Le village de Sandor n'est habité que par des juifs. Et cela fut toujours le cas, de mémoire humaine. Dans tout le Kurdistan, il n'y a qu'un seul autre village [entièrement] juif. Les habitants ont toujours cultivé la terre. C'est un village purement juif qui a – comme nous l'apprennent les vieilles pierres tombales et la synagogue plus tardive – depuis des siècles et peut-être des milliers d'année, une tradition agricole ininterrompue. Ici, nous nous trouvons devant un type d'homme que nous décrit le Talmud : "l'homme de la campagne" (Am haaretz), qui parle araméen, qui cultive son champ ou qui s'adonne à l'artisanat (très talmudique est aussi la diffusion large du métier de teinturier), par ailleurs très inculte et souvent très superstitieux comme nous pouvons le constater parfois. D'un autre côté, ces gens sont aussi très faciles à vivre, simples, pieux, et fermement enracinés sur leurs bases.

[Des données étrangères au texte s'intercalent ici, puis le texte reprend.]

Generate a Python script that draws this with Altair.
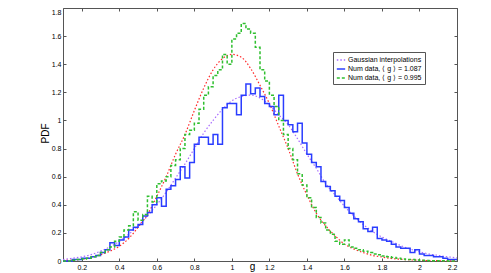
import altair as alt
import pandas as pd

# ---- data ----
BIN_START = 0.1
BIN_WIDTH = 0.025

BLUE_PDF = [
    0.00, 0.00, 0.01, 0.01, 0.02, 0.02, 0.03, 0.04, 0.06, 0.08,
    0.13, 0.11, 0.15, 0.17, 0.22, 0.24, 0.26, 0.32, 0.345, 0.40,
    0.45, 0.39, 0.51, 0.535, 0.58, 0.67, 0.59, 0.70, 0.83, 0.88,
    0.88, 0.83, 0.90, 0.83, 1.09, 1.12, 1.12, 1.04, 1.18, 1.26,
    1.19, 1.23, 1.17, 1.12, 1.10, 1.04, 1.18, 1.00, 0.97, 0.92,
    0.98, 0.84, 0.76, 0.70, 0.67, 0.565, 0.53, 0.50, 0.46, 0.43,
    0.38, 0.34, 0.30, 0.28, 0.23, 0.21, 0.24, 0.16, 0.15, 0.14,
    0.12, 0.10, 0.09, 0.09, 0.06, 0.08, 0.05, 0.04, 0.04, 0.03,
    0.03, 0.02, 0.01, 0.01,
]

GREEN_PDF = [
    0.00, 0.00, 0.005, 0.01, 0.015, 0.02, 0.03, 0.04, 0.06, 0.08,
    0.10, 0.14, 0.17, 0.22, 0.25, 0.35, 0.29, 0.33, 0.46, 0.42,
    0.55, 0.57, 0.60, 0.68, 0.72, 0.80, 0.90, 0.93, 0.98, 1.08,
    1.18, 1.24, 1.32, 1.36, 1.47, 1.40, 1.58, 1.62, 1.69, 1.65,
    1.62, 1.52, 1.36, 1.28, 1.18, 1.10, 1.00, 0.90, 0.80, 0.72,
    0.62, 0.54, 0.45, 0.38, 0.31, 0.27, 0.22, 0.19, 0.14, 0.12,
    0.15, 0.10, 0.09, 0.08, 0.07, 0.06, 0.05, 0.045, 0.035, 0.03,
    0.025, 0.02, 0.015, 0.01, 0.01, 0.008, 0.005, 0.003, 0.002, 0.002,
    0.001, 0.001, 0.0, 0.0,
]

CURVE_X = [
    0.10, 0.15, 0.20, 0.25, 0.30, 0.35, 0.40, 0.45, 0.50, 0.55,
    0.60, 0.65, 0.70, 0.75, 0.80, 0.85, 0.90, 0.95, 1.00, 1.05,
    1.10, 1.15, 1.20, 1.25, 1.30, 1.35, 1.40, 1.45, 1.50, 1.55,
    1.60, 1.65, 1.70, 1.75, 1.80, 1.85, 1.90, 1.95, 2.00, 2.05,
    2.10, 2.15, 2.20,
]

RED_FIT = [
    0.003, 0.006, 0.012, 0.025, 0.045, 0.07, 0.105, 0.16, 0.24, 0.33,
    0.46, 0.60, 0.76, 0.90, 1.07, 1.23, 1.36, 1.44, 1.47, 1.45,
    1.37, 1.25, 1.12, 0.96, 0.80, 0.62, 0.47, 0.34, 0.25, 0.18,
    0.12, 0.085, 0.06, 0.04, 0.028, 0.018, 0.012, 0.008, 0.005, 0.003,
    0.002, 0.001, 0.001,
]

PURPLE_FIT = [
    0.01, 0.02, 0.03, 0.045, 0.07, 0.10, 0.14, 0.19, 0.25, 0.32,
    0.40, 0.49, 0.59, 0.69, 0.80, 0.91, 1.00, 1.08, 1.14, 1.17,
    1.18, 1.16, 1.11, 1.04, 0.97, 0.87, 0.76, 0.66, 0.55, 0.47,
    0.39, 0.32, 0.26, 0.21, 0.17, 0.14, 0.11, 0.085, 0.065, 0.05,
    0.04, 0.03, 0.022,
]

X_TICKS = [0.2, 0.4, 0.6, 0.8, 1.0, 1.2, 1.4, 1.6, 1.8, 2.0, 2.2]
Y_TICKS = [0, 0.2, 0.4, 0.6, 0.8, 1.0, 1.2, 1.4, 1.6, 1.8]

SERIES = [
    "Gaussian interpolations",
    "Num data, \u27e8 g \u27e9 = 1.087",
    "Num data, \u27e8 g \u27e9 = 0.995",
]

# ---- tables ----
edges = [round(BIN_START + BIN_WIDTH * i, 4) for i in range(len(BLUE_PDF) + 1)]
blue_df = pd.DataFrame({"x": edges, "v": BLUE_PDF + [BLUE_PDF[-1]], "s": SERIES[1]})
green_df = pd.DataFrame({"x": edges, "v": GREEN_PDF + [GREEN_PDF[-1]], "s": SERIES[2]})
purple_df = pd.DataFrame({"x": CURVE_X, "v": PURPLE_FIT, "s": SERIES[0]})
red_df = pd.DataFrame({"x": CURVE_X, "v": RED_FIT})

FONT = "Liberation Sans"
FRAME = "#555555"

xs = alt.Scale(domain=[0.1, 2.2], nice=False, zero=False)
ys = alt.Scale(domain=[0, 1.8], nice=False, zero=True)
color_scale = alt.Scale(domain=SERIES, range=["#a86bff", "#2a3dff", "#2fbf2f"])
dash_scale = alt.Scale(domain=SERIES, range=[[1.5, 2], [1, 0], [3, 2]])

legend = alt.Legend(
    title=None, orient="none", legendX=270, legendY=44,
    symbolType="stroke", symbolSize=70, symbolStrokeWidth=1.5,
    labelFont=FONT, labelFontSize=7, labelColor="black",
    strokeColor=FRAME, fillColor="white", padding=3,
    rowPadding=1, labelOffset=2,
)

ax_main_x = alt.Axis(
    values=X_TICKS, format="~g", labelFont=FONT, labelFontSize=7,
    labelColor="black", labelPadding=2, tickSize=0, domain=False, grid=False,
    title="g", titleFont=FONT, titleFontSize=10, titleFontWeight="normal",
    titleColor="black", titleX=189, titleY=8, titleAlign="center",
    titleBaseline="alphabetic",
)
ax_main_y = alt.Axis(
    values=Y_TICKS, format="~g", labelFont=FONT, labelFontSize=7,
    labelColor="black", labelPadding=2, tickSize=0, domain=False, grid=False,
    labelBaseline={"expr": "datum.value >= 1.79 ? 'top' : 'middle'"},
    title="PDF", titleFont=FONT, titleFontSize=10, titleFontWeight="normal",
    titleColor="black", titleX=-18, titleY=125, titleAngle=270,
    titleAlign="center", titleBaseline="middle",
)


def tick_axis(orient, values):
    return alt.Axis(
        orient=orient, values=values, offset=-3, tickSize=3, labels=False,
        domain=False, grid=False, title=None, tickColor=FRAME, tickWidth=1,
    )


purple = alt.Chart(purple_df).mark_line(
    strokeWidth=1.2, interpolate="monotone"
).encode(
    x=alt.X("x:Q", scale=xs, axis=tick_axis("top", X_TICKS)),
    y=alt.Y("v:Q", scale=ys, axis=tick_axis("right", Y_TICKS)),
    color=alt.Color("s:N", scale=color_scale, legend=legend),
    strokeDash=alt.StrokeDash("s:N", scale=dash_scale, legend=legend),
)

red = alt.Chart(red_df).mark_line(
    color="#ff2a2a", strokeDash=[1.5, 2], strokeWidth=1.2, interpolate="monotone"
).encode(
    x=alt.X("x:Q", scale=xs, axis=tick_axis("bottom", X_TICKS)),
    y=alt.Y("v:Q", scale=ys, axis=tick_axis("left", Y_TICKS)),
)

blue = alt.Chart(blue_df).mark_line(
    strokeWidth=1.5, interpolate="step-after"
).encode(
    x=alt.X("x:Q", scale=xs, axis=ax_main_x),
    y=alt.Y("v:Q", scale=ys, axis=ax_main_y),
    color=alt.Color("s:N", scale=color_scale, legend=legend),
    strokeDash=alt.StrokeDash("s:N", scale=dash_scale, legend=legend),
)

green = alt.Chart(green_df).mark_line(
    strokeWidth=1.5, interpolate="step-after"
).encode(
    x=alt.X("x:Q", scale=xs, axis=None),
    y=alt.Y("v:Q", scale=ys, axis=None),
    color=alt.Color("s:N", scale=color_scale, legend=legend),
    strokeDash=alt.StrokeDash("s:N", scale=dash_scale, legend=legend),
)

chart = alt.layer(purple, red, blue, green).resolve_axis(
    x="independent", y="independent"
).properties(
    width=394, height=253,
    autosize=alt.AutoSizeParams(type="none"),
    padding={"left": 55, "top": 0, "right": 20, "bottom": 14},
    background="white",
).configure_view(stroke=FRAME, strokeWidth=1)

chart.save("out.html", embed_options={"renderer": "svg", "actions": False})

Bien que les champs et les vignobles soient bien entretenus et soient de bon rapport, et bien que ces juifs aient des exigences de vie incroyablement modestes, ils sont très pauvres et ne peuvent trouver un marché rémunérateur pour leur production. La situation des artisans, surtout, est mauvaise. Comme il serait bon d'avoir ces agriculteurs expérimentés en Eretz Israël ! Mais l'émigration poserait de grandes difficultés.
Avec leur voisinage kurde, les juifs vivent en assez bonne entente, même s'ils sont parfois dans une position dangereuse. Ainsi la moitié du village a migré vers Mossoul en raison des troubles assyriens, car personne ne pouvait savoir si les combats allaient les toucher eux aussi. Maintenant, ils sont protégés par un décret explicite du gouvernement.  
Le cimetière du village est très étendu et il a une superficie plus grande que celle de l'actuel village. Tout comme les cimetières kurdes, il est complètement négligé. Même les arbres, marques des cimetières kurdes et arabes, manquent ici. Les tombes sont signalées par de petites pierres taillées, rectangulaires. De loin, le cimetière ressemble à un champ de stèles. De temps en temps, on trouve une stèle apparemment plus ancienne, sur laquelle on peut déchiffrer des lettres hébraïques. Les stèles récentes sont sans écriture. Le cimetière s'élève au-dessus du village. On y a une vue magnifique sur le village et ses environs. Le shamash nous explique que le village était autrefois beaucoup plus important et plus étendu. Il a maintenant de vastes parcelles vides, car les juifs émigrent, le plus souvent en Palestine.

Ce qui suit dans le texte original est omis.